## Exercise brief
From the very first line of the data to the line containing "AXIS_COLOR, width: 1.5", retype everything exactly, leaving the pictures behind.

## Collected material
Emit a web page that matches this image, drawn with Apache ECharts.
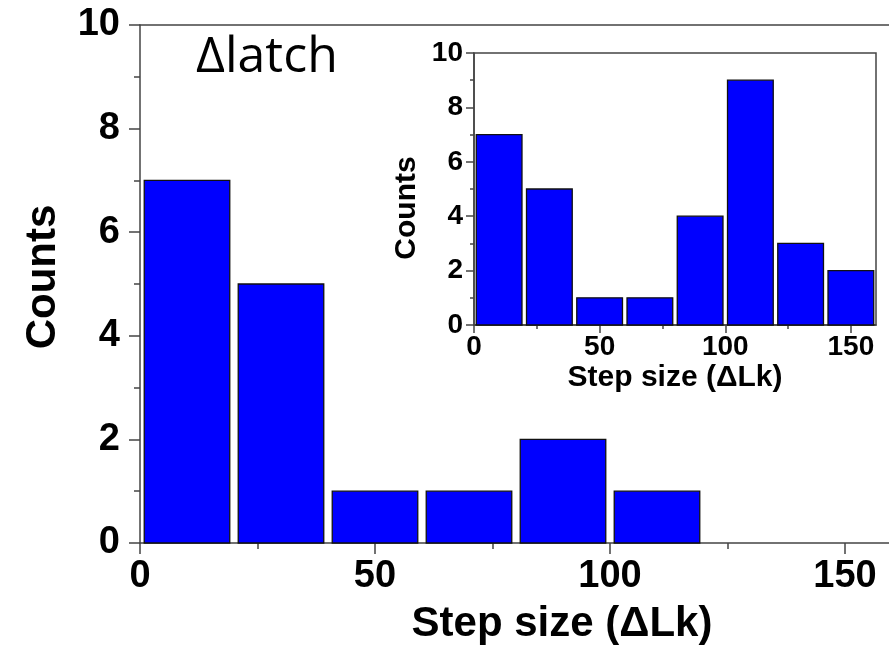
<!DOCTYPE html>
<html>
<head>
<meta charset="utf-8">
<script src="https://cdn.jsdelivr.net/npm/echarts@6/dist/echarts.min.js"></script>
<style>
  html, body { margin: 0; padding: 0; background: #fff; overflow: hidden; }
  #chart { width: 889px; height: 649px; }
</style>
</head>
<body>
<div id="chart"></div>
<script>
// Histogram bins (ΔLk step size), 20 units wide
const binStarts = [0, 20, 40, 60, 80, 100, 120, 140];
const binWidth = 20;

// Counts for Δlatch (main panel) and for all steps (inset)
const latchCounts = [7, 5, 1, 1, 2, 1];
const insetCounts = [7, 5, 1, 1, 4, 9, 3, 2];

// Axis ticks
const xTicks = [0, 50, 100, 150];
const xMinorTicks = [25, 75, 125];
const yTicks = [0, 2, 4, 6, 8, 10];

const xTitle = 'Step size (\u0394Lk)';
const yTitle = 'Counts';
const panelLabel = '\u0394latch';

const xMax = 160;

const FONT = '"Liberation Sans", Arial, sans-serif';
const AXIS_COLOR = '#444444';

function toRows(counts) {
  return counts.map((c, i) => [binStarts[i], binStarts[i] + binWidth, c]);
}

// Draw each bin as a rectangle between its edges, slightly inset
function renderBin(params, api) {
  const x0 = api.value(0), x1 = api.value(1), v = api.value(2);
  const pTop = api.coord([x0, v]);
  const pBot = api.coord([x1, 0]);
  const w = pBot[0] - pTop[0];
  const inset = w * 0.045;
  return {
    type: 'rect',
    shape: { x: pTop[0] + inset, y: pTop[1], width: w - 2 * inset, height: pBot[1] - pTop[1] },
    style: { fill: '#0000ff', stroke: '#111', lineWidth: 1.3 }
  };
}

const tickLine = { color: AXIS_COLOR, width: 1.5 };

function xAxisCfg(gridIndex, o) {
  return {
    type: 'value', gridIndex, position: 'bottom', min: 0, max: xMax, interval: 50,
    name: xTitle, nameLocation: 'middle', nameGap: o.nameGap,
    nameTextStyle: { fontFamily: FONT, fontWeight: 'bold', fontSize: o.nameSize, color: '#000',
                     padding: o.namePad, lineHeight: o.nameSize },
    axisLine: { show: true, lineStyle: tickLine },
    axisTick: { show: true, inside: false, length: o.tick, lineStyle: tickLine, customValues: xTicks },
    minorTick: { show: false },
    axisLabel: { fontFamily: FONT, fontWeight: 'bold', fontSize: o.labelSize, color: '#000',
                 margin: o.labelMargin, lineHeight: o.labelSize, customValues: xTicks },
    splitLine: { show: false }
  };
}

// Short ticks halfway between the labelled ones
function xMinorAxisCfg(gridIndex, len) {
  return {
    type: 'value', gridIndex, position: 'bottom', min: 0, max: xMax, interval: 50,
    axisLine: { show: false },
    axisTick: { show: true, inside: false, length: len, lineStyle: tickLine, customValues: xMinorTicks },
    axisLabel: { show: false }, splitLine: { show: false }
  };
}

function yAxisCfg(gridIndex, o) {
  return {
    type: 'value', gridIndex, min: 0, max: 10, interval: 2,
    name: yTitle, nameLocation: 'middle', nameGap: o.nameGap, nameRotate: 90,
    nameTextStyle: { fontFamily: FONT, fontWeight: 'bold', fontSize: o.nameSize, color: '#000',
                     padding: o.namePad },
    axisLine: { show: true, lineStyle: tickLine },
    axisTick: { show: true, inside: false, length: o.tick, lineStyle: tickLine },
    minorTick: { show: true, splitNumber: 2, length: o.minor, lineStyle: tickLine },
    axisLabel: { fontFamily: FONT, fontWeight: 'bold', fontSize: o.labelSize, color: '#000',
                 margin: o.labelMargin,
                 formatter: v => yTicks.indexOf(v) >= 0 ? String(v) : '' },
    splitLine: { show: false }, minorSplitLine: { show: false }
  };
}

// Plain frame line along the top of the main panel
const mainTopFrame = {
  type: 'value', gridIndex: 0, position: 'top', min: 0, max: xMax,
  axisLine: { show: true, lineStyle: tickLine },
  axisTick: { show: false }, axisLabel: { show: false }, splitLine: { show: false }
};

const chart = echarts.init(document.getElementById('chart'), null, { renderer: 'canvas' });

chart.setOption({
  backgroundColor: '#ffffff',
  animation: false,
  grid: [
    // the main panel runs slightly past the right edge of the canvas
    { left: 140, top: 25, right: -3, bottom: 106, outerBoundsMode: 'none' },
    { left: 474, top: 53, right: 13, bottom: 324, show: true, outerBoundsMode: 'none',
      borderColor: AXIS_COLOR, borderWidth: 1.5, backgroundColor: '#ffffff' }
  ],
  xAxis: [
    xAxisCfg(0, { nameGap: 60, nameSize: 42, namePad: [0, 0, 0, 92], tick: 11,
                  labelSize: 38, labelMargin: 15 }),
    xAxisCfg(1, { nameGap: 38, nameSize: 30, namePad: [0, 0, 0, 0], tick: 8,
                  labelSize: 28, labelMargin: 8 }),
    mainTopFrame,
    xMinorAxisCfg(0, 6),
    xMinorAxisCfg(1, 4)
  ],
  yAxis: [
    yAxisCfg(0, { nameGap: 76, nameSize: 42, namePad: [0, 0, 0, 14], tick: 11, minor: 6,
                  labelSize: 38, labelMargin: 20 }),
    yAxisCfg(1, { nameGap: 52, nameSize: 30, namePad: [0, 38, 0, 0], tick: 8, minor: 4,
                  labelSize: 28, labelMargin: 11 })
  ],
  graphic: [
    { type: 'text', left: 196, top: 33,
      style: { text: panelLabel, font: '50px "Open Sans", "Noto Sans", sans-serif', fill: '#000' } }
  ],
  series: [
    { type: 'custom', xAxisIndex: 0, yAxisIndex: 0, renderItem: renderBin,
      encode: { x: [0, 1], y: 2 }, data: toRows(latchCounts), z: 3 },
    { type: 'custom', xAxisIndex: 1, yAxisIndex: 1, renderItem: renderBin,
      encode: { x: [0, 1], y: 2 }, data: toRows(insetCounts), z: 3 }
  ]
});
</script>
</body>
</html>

## Problem solution
Emit a web page that matches this image, drawn with Apache ECharts.
<!DOCTYPE html>
<html>
<head>
<meta charset="utf-8">
<script src="https://cdn.jsdelivr.net/npm/echarts@6/dist/echarts.min.js"></script>
<style>
  html, body { margin: 0; padding: 0; background: #fff; overflow: hidden; }
  #chart { width: 889px; height: 649px; }
</style>
</head>
<body>
<div id="chart"></div>
<script>
// Histogram bins (ΔLk step size), 20 units wide
const binStarts = [0, 20, 40, 60, 80, 100, 120, 140];
const binWidth = 20;

// Counts for Δlatch (main panel) and for all steps (inset)
const latchCounts = [7, 5, 1, 1, 2, 1];
const insetCounts = [7, 5, 1, 1, 4, 9, 3, 2];

// Axis ticks
const xTicks = [0, 50, 100, 150];
const xMinorTicks = [25, 75, 125];
const yTicks = [0, 2, 4, 6, 8, 10];

const xTitle = 'Step size (\u0394Lk)';
const yTitle = 'Counts';
const panelLabel = '\u0394latch';

const xMax = 160;

const FONT = '"Liberation Sans", Arial, sans-serif';
const AXIS_COLOR = '#444444';

function toRows(counts) {
  return counts.map((c, i) => [binStarts[i], binStarts[i] + binWidth, c]);
}

// Draw each bin as a rectangle between its edges, slightly inset
function renderBin(params, api) {
  const x0 = api.value(0), x1 = api.value(1), v = api.value(2);
  const pTop = api.coord([x0, v]);
  const pBot = api.coord([x1, 0]);
  const w = pBot[0] - pTop[0];
  const inset = w * 0.045;
  return {
    type: 'rect',
    shape: { x: pTop[0] + inset, y: pTop[1], width: w - 2 * inset, height: pBot[1] - pTop[1] },
    style: { fill: '#0000ff', stroke: '#111', lineWidth: 1.3 }
  };
}

const tickLine = { color: AXIS_COLOR, width: 1.5 };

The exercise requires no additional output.